In negotiated deals Thursday, Washington State came to market with $1 billion of bonds. They are rated Aa1 by Moody’s Investors Service and AA-plus by Standard & Poor’s and Fitch Ratings.

The state led with JPMorgan pricing $521 million of motor vehicle fuel-tax general obligation bonds, SR 520 corridor program toll revenue.

Yields ranged from 1.95% with a 5.00% coupon in 2017 to 4.20% with a 5.00% coupon in 2041. Yields in the 10- and 15-year range were seven and three basis points firmer, respectively, at repricing.

JPMorgan also priced $500.4 million of Washington refunding bonds in two series.

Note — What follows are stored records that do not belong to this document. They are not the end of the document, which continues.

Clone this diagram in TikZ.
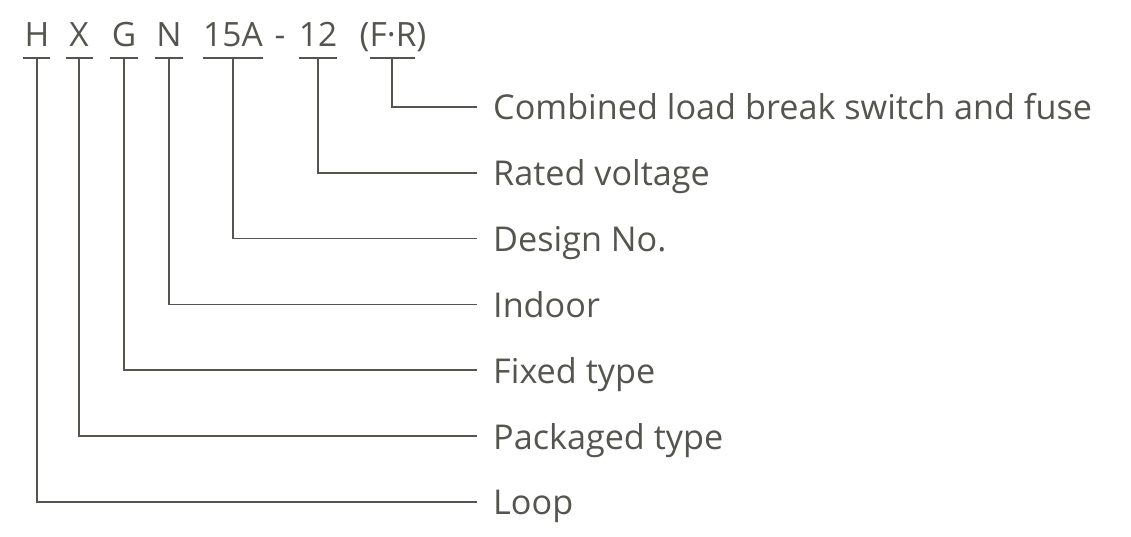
\documentclass[tikz,border=0pt]{standalone}
\usepackage{fontspec}
\setmainfont{Open Sans}
\definecolor{ink}{RGB}{85,85,80}
\begin{document}
\begin{tikzpicture}[x=1pt,y=-1pt,
  code/.style={anchor=base,inner sep=0pt,text=ink,font=\fontsize{33.5}{38}\selectfont},
  lbl/.style={anchor=base west,inner sep=0pt,text=ink,font=\fontsize{34.2}{38}\selectfont},
  wire/.style={draw=ink,line width=1.6pt}]
\useasboundingbox (0,0) rectangle (1131,537);
% code letters
\node[code] (cH)  at (37,47)  {H};
\node[code] (cX)  at (79,47)  {X};
\node[code] (cG)  at (124,47) {G};
\node[code] (cN)  at (169,47) {N};
\node[code] (c15) at (233,47) {15A};
\node[code] (cd)  at (280,47) {-};
\node[code] (c12) at (318,47) {12};
\node[code] (cFR) at (393,47) {(F·R)};
% underlines
\foreach \n/\a/\b/\m in {H/23/50/37, X/66/93/79, G/110/138/124, N/155/183/169, 15/203/263/233, 12/299/337/318, FR/370/415/392}{
  \coordinate (u\n) at (\m,58);
  \draw[wire] (\a,58) -- (\b,58);
}
% labels
\foreach \n/\y/\t in {FR/107/Combined load break switch and fuse, 12/172.8/Rated voltage, 15/238.6/Design No., N/304.4/Indoor, G/370.2/Fixed type, X/436/Packaged type, H/501.8/Loop}{
  \coordinate (e\n) at (477,\y);
  \node[lbl] (l\n) at (493,\y+13) {\t};
  \draw[wire] (u\n) |- (e\n);
}
\end{tikzpicture}
\end{document}
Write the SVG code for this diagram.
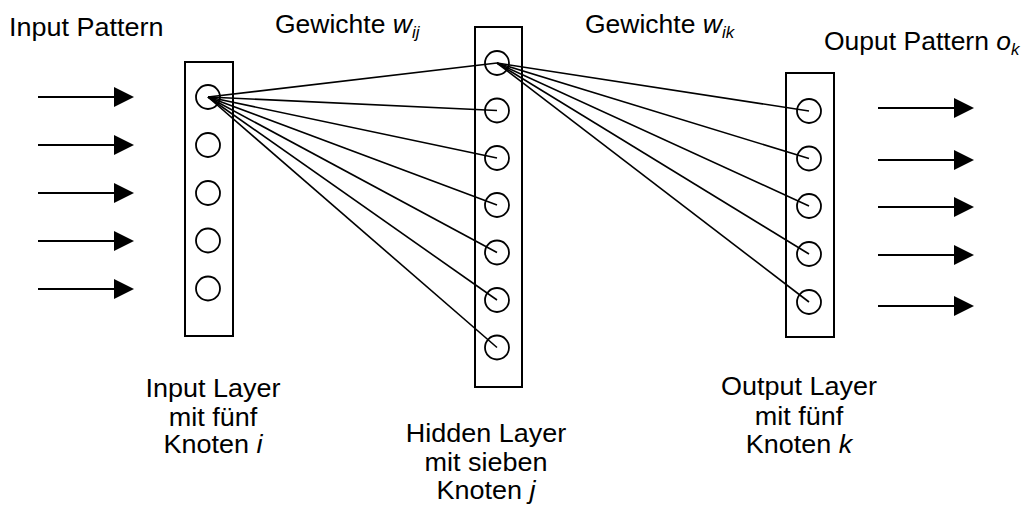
<svg xmlns="http://www.w3.org/2000/svg" width="1024" height="506" viewBox="0 0 1024 506">
  <style>
    .layer { fill: none; stroke: #000; stroke-width: 2; }
    .node { fill: none; stroke: #000; stroke-width: 1.8; }
    .edge { stroke: #000; stroke-width: 1.6; fill: none; }
    .flow { stroke: #000; stroke-width: 2; fill: none; marker-end: url(#head); }
    .lbl { font-family: "Liberation Sans", Arial, sans-serif; font-size: 25px; fill: #000; }
    .mid { text-anchor: middle; }
    .it { font-style: italic; }
    .sub { font-style: italic; font-size: 16px; }
  </style>
  <defs>
    <marker id="head" viewBox="0 0 20 20" markerWidth="20" markerHeight="20" markerUnits="userSpaceOnUse" refX="0" refY="10" orient="auto">
      <path d="M0,0 L20,10 L0,20 z" fill="#000"/>
    </marker>
  </defs>
  <rect width="1024" height="506" fill="#fff"/>

  <!-- input pattern arrows -->
  <g id="input-arrows">
    <line class="flow" x1="38" y1="97" x2="114" y2="97"/>
    <line class="flow" x1="38" y1="145" x2="114" y2="145"/>
    <line class="flow" x1="38" y1="193" x2="114" y2="193"/>
    <line class="flow" x1="38" y1="241" x2="114" y2="241"/>
    <line class="flow" x1="38" y1="289" x2="114" y2="289"/>
  </g>

  <!-- weights: input node 1 to all hidden nodes, hidden node 1 to all output nodes -->
  <g id="connectors">
    <line class="edge" x1="208" y1="97" x2="497" y2="63"/>
    <line class="edge" x1="208" y1="97" x2="497" y2="110.5"/>
    <line class="edge" x1="208" y1="97" x2="497" y2="158"/>
    <line class="edge" x1="208" y1="97" x2="497" y2="205"/>
    <line class="edge" x1="208" y1="97" x2="497" y2="252.5"/>
    <line class="edge" x1="208" y1="97" x2="497" y2="300"/>
    <line class="edge" x1="208" y1="97" x2="497" y2="347.5"/>
    <line class="edge" x1="497" y1="63" x2="809" y2="111"/>
    <line class="edge" x1="497" y1="63" x2="809" y2="158.5"/>
    <line class="edge" x1="497" y1="63" x2="809" y2="206"/>
    <line class="edge" x1="497" y1="63" x2="809" y2="254"/>
    <line class="edge" x1="497" y1="63" x2="809" y2="302"/>
  </g>

  <!-- input layer -->
  <g id="input-layer">
    <rect class="layer" x="185" y="62" width="48" height="274"/>
    <circle class="node" cx="208" cy="97" r="12"/>
    <circle class="node" cx="208" cy="145" r="12"/>
    <circle class="node" cx="208" cy="193" r="12"/>
    <circle class="node" cx="208" cy="240.5" r="12"/>
    <circle class="node" cx="208" cy="288.5" r="12"/>
  </g>

  <!-- hidden layer -->
  <g id="hidden-layer">
    <rect class="layer" x="475" y="27" width="47" height="360"/>
    <circle class="node" cx="497" cy="63" r="12"/>
    <circle class="node" cx="497" cy="110.5" r="12"/>
    <circle class="node" cx="497" cy="158" r="12"/>
    <circle class="node" cx="497" cy="205" r="12"/>
    <circle class="node" cx="497" cy="252.5" r="12"/>
    <circle class="node" cx="497" cy="300" r="12"/>
    <circle class="node" cx="497" cy="347.5" r="12"/>
  </g>

  <!-- output layer -->
  <g id="output-layer">
    <rect class="layer" x="786" y="73" width="48" height="264"/>
    <circle class="node" cx="809" cy="111" r="12"/>
    <circle class="node" cx="809" cy="158.5" r="12"/>
    <circle class="node" cx="809" cy="206" r="12"/>
    <circle class="node" cx="809" cy="254" r="12"/>
    <circle class="node" cx="809" cy="302" r="12"/>
  </g>

  <!-- output pattern arrows -->
  <g id="output-arrows">
    <line class="flow" x1="878" y1="108" x2="954" y2="108"/>
    <line class="flow" x1="878" y1="160" x2="954" y2="160"/>
    <line class="flow" x1="878" y1="207" x2="954" y2="207"/>
    <line class="flow" x1="878" y1="255" x2="954" y2="255"/>
    <line class="flow" x1="878" y1="306" x2="954" y2="306"/>
  </g>

  <!-- labels (slightly widened lettering) -->
  <g id="labels">
    <text class="lbl" transform="translate(9,36) scale(1.08,1)">Input Pattern</text>
    <text class="lbl" transform="translate(275,33) scale(1.06,1)">Gewichte <tspan class="it">w</tspan><tspan class="sub" dy="5">ij</tspan></text>
    <text class="lbl" transform="translate(585,33) scale(1.06,1)">Gewichte <tspan class="it">w</tspan><tspan class="sub" dy="5">ik</tspan></text>
    <text class="lbl" transform="translate(824,50) scale(1.06,1)">Ouput Pattern <tspan class="it">o</tspan><tspan class="sub" dy="5">k</tspan></text>

    <g transform="translate(213,0) scale(1.08,1)">
      <text class="lbl mid" y="397">Input Layer</text>
      <text class="lbl mid" y="426">mit fünf</text>
      <text class="lbl mid" y="453">Knoten <tspan class="it">i</tspan></text>
    </g>

    <g transform="translate(486,0) scale(1.08,1)">
      <text class="lbl mid" y="442">Hidden Layer</text>
      <text class="lbl mid" y="471">mit sieben</text>
      <text class="lbl mid" y="499">Knoten <tspan class="it">j</tspan></text>
    </g>

    <g transform="translate(799,0) scale(1.08,1)">
      <text class="lbl mid" y="395">Output Layer</text>
      <text class="lbl mid" y="425">mit fünf</text>
      <text class="lbl mid" y="453">Knoten <tspan class="it">k</tspan></text>
    </g>
  </g>
</svg>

The amount was initially downsized from an anticipated $772.2 million, but upsized $36 million at repricing.

Yields for the first series, $458.7 million of various-purpose GO refunding bonds, ranged from 0.60% with a 4.00% coupon in 2013 to 3.35% with a 5.00% coupon in 2024. Debt maturing in 2012, in a split maturity, was offered in a sealed bid.

Yields in the 10- and 13-year range were seven and three basis points firmer, respectively, at repricing.

Yields for the second series, $41.8 million of motor vehicle fuel-tax refunding GOs ranged from 0.92% with a 2.00% coupon in 2014 to 3.35% with a 5.00% coupon in 2024. Credits maturing in 2012 were offered in a sealed bid.

Yields in the 10- and 12-year range were seven and five basis points firmer, respectively, at repricing.

The largest deal of the week didn’t slow activity in the secondary market Thursday, according to MMD analyst Randy Smolik. The Washington GO loan was priced at a concession and pared back almost $300 million as the refunding portion was postponed, he wrote in a research post. It arrived at wide spreads to the MMD scale, from plus-38 to plus-37 basis points to implied in five years, to plus-45 basis points for around 15 years and longer.

But this didn’t quell interest for paper in the secondary, Smolik added. Most intermediate and longer high-grade serials appeared firmer by at least two basis points. Wednesday’s deals that priced at wide spreads saw strong markets Thursday. Smolik reported that term issues from Wednesday’s attractive primary loans traded as much as 10 basis points firmer Thursday.

A trader in Florida agreed. In early trading, he saw household names at the back end of the yield curve trading at five basis points better than where they were trading one day earlier. “We understand that [Wednesday’s primary deals] all did very well,” he said. “The indication at this point on some of the deals, like Chicago [Board of Education], Mecklenburg, [N.C.], Virginia GO, and New York [Transitional Finance Authority], is there will all be up-bids as soon as the deals break” in the secondary.

In other deals, Bank of America Merrill Lynch priced $170.1 million of Honolulu city and county wastewater system revenue bonds. The bonds were rated Aa2 by Moody’s and AA by Fitch.

Yields ranged from 1.46% with a 5.00% coupon in 2016 to 4.18% with a 5.00% coupon in 2041.

JPMorgan won the week’s largest deal on the competitive side of the market, at $110.1 million of Lexington County, S.C., School District No. 1 GOs. The bonds were rated Aa1/Aa2 by Moody’s and AA/AA-minus by Standard & Poor’s.

Yields ranged from 0.53% with a 4.00% coupon in 2013 to 3.97% with a 5.00% coupon in 2036. Credits maturing in 2012 were not reoffered for sale.